<<<<

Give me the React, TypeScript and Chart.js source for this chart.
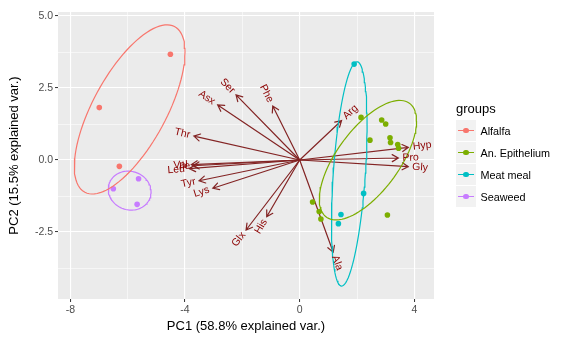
import React, { useEffect, useRef } from "react";
import { Chart, registerables } from "chart.js";

Chart.register(...registerables);

// ---- data ----
const groupNames = ["Alfalfa", "An. Epithelium", "Meat meal", "Seaweed"];
const groupColors = ["#F8766D", "#7CAE00", "#00BFC4", "#C77CFF"];

const alfalfaX = [-4.51, -6.99, -6.29];
const alfalfaY = [3.67, 1.82, -0.22];
const epitheliumX = [2.14, 2.86, 3.0, 2.45, 3.15, 3.17, 3.42, 3.45, 0.45, 0.68, 0.74, 3.06];
const epitheliumY = [1.48, 1.39, 1.25, 0.69, 0.77, 0.61, 0.54, 0.41, -1.46, -1.79, -2.05, -1.91];
const meatMealX = [1.9, 2.23, 1.44, 1.35];
const meatMealY = [3.33, -1.16, -1.89, -2.21];
const seaweedX = [-5.62, -6.5, -5.67];
const seaweedY = [-0.65, -1.0, -1.54];

const varNames = ["Ser", "Asx", "Phe", "Thr", "Val", "Ile", "Leu", "Tyr", "Lys", "Glx", "His", "Ala", "Arg", "Hyp", "Pro", "Gly"];
const varX = [-2.22, -2.86, -0.94, -3.69, -3.78, -3.72, -3.85, -3.51, -3.03, -1.87, -1.15, 1.17, 1.46, 3.79, 3.44, 3.79];
const varY = [2.26, 1.91, 1.875, 0.83, -0.16, -0.2, -0.3, -0.72, -0.98, -2.43, -1.97, -3.2, 1.37, 0.44, 0.07, -0.23];

const xTicks = [-8, -6, -4, -2, 0, 2, 4];
const xMajor = [-8, -4, 0, 4];
const yTicks = [-3.75, -2.5, -1.25, 0, 1.25, 2.5, 3.75, 5];
const yMajor = [-2.5, 0, 2.5, 5];

const xTitle = "PC1 (58.8% explained var.)";
const yTitle = "PC2 (15.5% explained var.)";
const legendTitle = "groups";

const ELLIPSE_PROB = 0.68;

function ellipsePoints(xs: number[], ys: number[]) {
  const n = xs.length;
  const mx = xs.reduce((a, b) => a + b, 0) / n;
  const my = ys.reduce((a, b) => a + b, 0) / n;
  let sxx = 0, syy = 0, sxy = 0;
  for (let i = 0; i < n; i++) {
    sxx += (xs[i] - mx) ** 2;
    syy += (ys[i] - my) ** 2;
    sxy += (xs[i] - mx) * (ys[i] - my);
  }
  sxx /= n - 1; syy /= n - 1; sxy /= n - 1;
  const a = Math.sqrt(sxx);
  const b = sxy / a;
  const c = Math.sqrt(Math.max(syy - b * b, 0));
  const ed = Math.sqrt(-2 * Math.log(1 - ELLIPSE_PROB));
  const pts: { x: number; y: number }[] = [];
  for (let i = 0; i <= 100; i++) {
    const t = (i / 100) * 2 * Math.PI;
    const ct = Math.cos(t), st = Math.sin(t);
    pts.push({ x: mx + ed * a * ct, y: my + ed * (b * ct + c * st) });
  }
  return pts;
}

const FONT = "'Liberation Sans', Arial, sans-serif";

const panelPlugin = {
  id: "panel",
  beforeDraw(chart: any) {
    const { ctx, chartArea } = chart;
    ctx.save();
    ctx.fillStyle = "#EBEBEB";
    ctx.fillRect(chartArea.left, chartArea.top, chartArea.right - chartArea.left, chartArea.bottom - chartArea.top);
    ctx.restore();
  },
  beforeDatasetsDraw(chart: any) {
    const { ctx } = chart;
    const xs = chart.scales.x, ys = chart.scales.y;
    const ox = xs.getPixelForValue(0), oy = ys.getPixelForValue(0);
    ctx.save();
    ctx.strokeStyle = "#832424";
    ctx.lineWidth = 1.2;
    ctx.lineCap = "round";
    for (let i = 0; i < varNames.length; i++) {
      const tx = xs.getPixelForValue(varX[i]);
      const ty = ys.getPixelForValue(varY[i]);
      const ang = Math.atan2(ty - oy, tx - ox);
      ctx.beginPath();
      ctx.moveTo(ox, oy);
      ctx.lineTo(tx, ty);
      const L = 7, h = Math.PI / 6;
      ctx.moveTo(tx - L * Math.cos(ang - h), ty - L * Math.sin(ang - h));
      ctx.lineTo(tx, ty);
      ctx.lineTo(tx - L * Math.cos(ang + h), ty - L * Math.sin(ang + h));
      ctx.stroke();
    }
    ctx.restore();
  },
  afterDatasetsDraw(chart: any) {
    const { ctx } = chart;
    const xs = chart.scales.x, ys = chart.scales.y;
    ctx.save();
    ctx.fillStyle = "#8B0000";
    ctx.font = `10.5px ${FONT}`;
    ctx.textBaseline = "middle";
    for (let i = 0; i < varNames.length; i++) {
      const tx = xs.getPixelForValue(varX[i]);
      const ty = ys.getPixelForValue(varY[i]);
      const angle = Math.atan(varY[i] / varX[i]);
      const w = ctx.measureText(varNames[i]).width;
      ctx.save();
      ctx.translate(tx, ty);
      ctx.rotate(-angle);
      if (varX[i] > 0) {
        ctx.textAlign = "left";
        ctx.fillText(varNames[i], 0.25 * w, 0);
      } else {
        ctx.textAlign = "right";
        ctx.fillText(varNames[i], -0.25 * w, 0);
      }
      ctx.restore();
    }
    ctx.restore();
  },
};

export default function App() {
  const ref = useRef<HTMLCanvasElement>(null);

  useEffect(() => {
    if (!ref.current) return;
    const groupXs = [alfalfaX, epitheliumX, meatMealX, seaweedX];
    const groupYs = [alfalfaY, epitheliumY, meatMealY, seaweedY];
    const datasets: any[] = [];
    groupNames.forEach((name, g) => {
      datasets.push({
        type: "scatter",
        label: name,
        data: groupXs[g].map((x, i) => ({ x, y: groupYs[g][i] })),
        backgroundColor: groupColors[g],
        borderColor: groupColors[g],
        pointRadius: 2.8,
        pointBorderWidth: 0,
        order: 2,
      });
    });
    groupNames.forEach((name, g) => {
      datasets.push({
        type: "line",
        label: name + " ellipse",
        data: ellipsePoints(groupXs[g], groupYs[g]),
        borderColor: groupColors[g],
        borderWidth: 1.2,
        pointRadius: 0,
        fill: false,
        tension: 0,
        order: 1,
      });
    });

    const chart = new Chart(ref.current, {
      type: "scatter",
      data: { datasets },
      plugins: [panelPlugin],
      options: {
        animation: false,
        responsive: false,
        events: [],
        layout: { padding: { left: 0, right: 128, top: 12, bottom: 0 } },
        plugins: { legend: { display: false }, tooltip: { enabled: false } },
        scales: {
          x: {
            type: "linear",
            min: -8.43,
            max: 4.685,
            afterBuildTicks: (s: any) => { s.ticks = xTicks.map((v) => ({ value: v })); },
            afterFit: (s: any) => { s.height = 42; },
            border: { display: false },
            grid: {
              color: "#FFFFFF",
              lineWidth: (c: any) => (xMajor.includes(c.tick?.value) ? 1.1 : 0.55),
              tickColor: (c: any) => (xMajor.includes(c.tick?.value) ? "#333333" : "rgba(0,0,0,0)"),
              tickLength: 3,
              tickWidth: 1,
            },
            ticks: {
              autoSkip: false,
              maxRotation: 0,
              padding: 2,
              color: "#4D4D4D",
              font: { family: FONT, size: 10.5 },
              callback: (v: any) => (xMajor.includes(v) ? String(v) : ""),
            },
            title: {
              display: true,
              text: xTitle,
              color: "#000000",
              font: { family: FONT, size: 13 },
              padding: { top: 0, bottom: 7 },
            },
          },
          y: {
            type: "linear",
            min: -4.826,
            max: 5.139,
            afterBuildTicks: (s: any) => { s.ticks = yTicks.map((v) => ({ value: v })); },
            afterFit: (s: any) => { s.width = 58; },
            border: { display: false },
            grid: {
              color: "#FFFFFF",
              lineWidth: (c: any) => (yMajor.includes(c.tick?.value) ? 1.1 : 0.55),
              tickColor: (c: any) => (yMajor.includes(c.tick?.value) ? "#333333" : "rgba(0,0,0,0)"),
              tickLength: 3,
              tickWidth: 1,
            },
            ticks: {
              autoSkip: false,
              padding: 2,
              color: "#4D4D4D",
              font: { family: FONT, size: 10.5 },
              callback: (v: any) => (yMajor.includes(v) ? Number(v).toFixed(1) : ""),
            },
            title: {
              display: true,
              text: yTitle,
              color: "#000000",
              font: { family: FONT, size: 13 },
              padding: { top: 7, bottom: 0 },
            },
          },
        },
      } as any,
    });
    return () => chart.destroy();
  }, []);

  return (
    <div style={{ position: "fixed", left: 0, top: 0, width: 562, height: 341, background: "#FFFFFF" }}>
      <canvas ref={ref} width={562} height={341} style={{ width: 562, height: 341, display: "block" }} />
      <div style={{ position: "absolute", left: 456, top: 101, fontFamily: FONT, fontSize: 13, color: "#000", lineHeight: "15px" }}>
        {legendTitle}
      </div>
      {groupNames.map((name, g) => (
        <div key={name} style={{ position: "absolute", left: 456, top: 120 + g * 22, height: 21, display: "flex", alignItems: "center" }}>
          <div style={{ position: "relative", width: 20, height: 21, background: "#F2F2F2" }}>
            <div style={{ position: "absolute", left: 2, right: 2, top: 10, height: 1.2, background: groupColors[g] }} />
            <div style={{ position: "absolute", left: 7.2, top: 7.7, width: 5.6, height: 5.6, borderRadius: "50%", background: groupColors[g] }} />
          </div>
          <div style={{ marginLeft: 4.5, fontFamily: FONT, fontSize: 10.8, color: "#000", whiteSpace: "nowrap" }}>{name}</div>
        </div>
      ))}
    </div>
  );
}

>>>>

Emit the lines of the material exactly, from its first line to the line containing "Chart.register(...registerables);", inclusive; leave every picture out.

Give me the React, TypeScript and Chart.js source for this chart.
import React, { useEffect, useRef } from "react";
import { Chart, registerables } from "chart.js";

Chart.register(...registerables);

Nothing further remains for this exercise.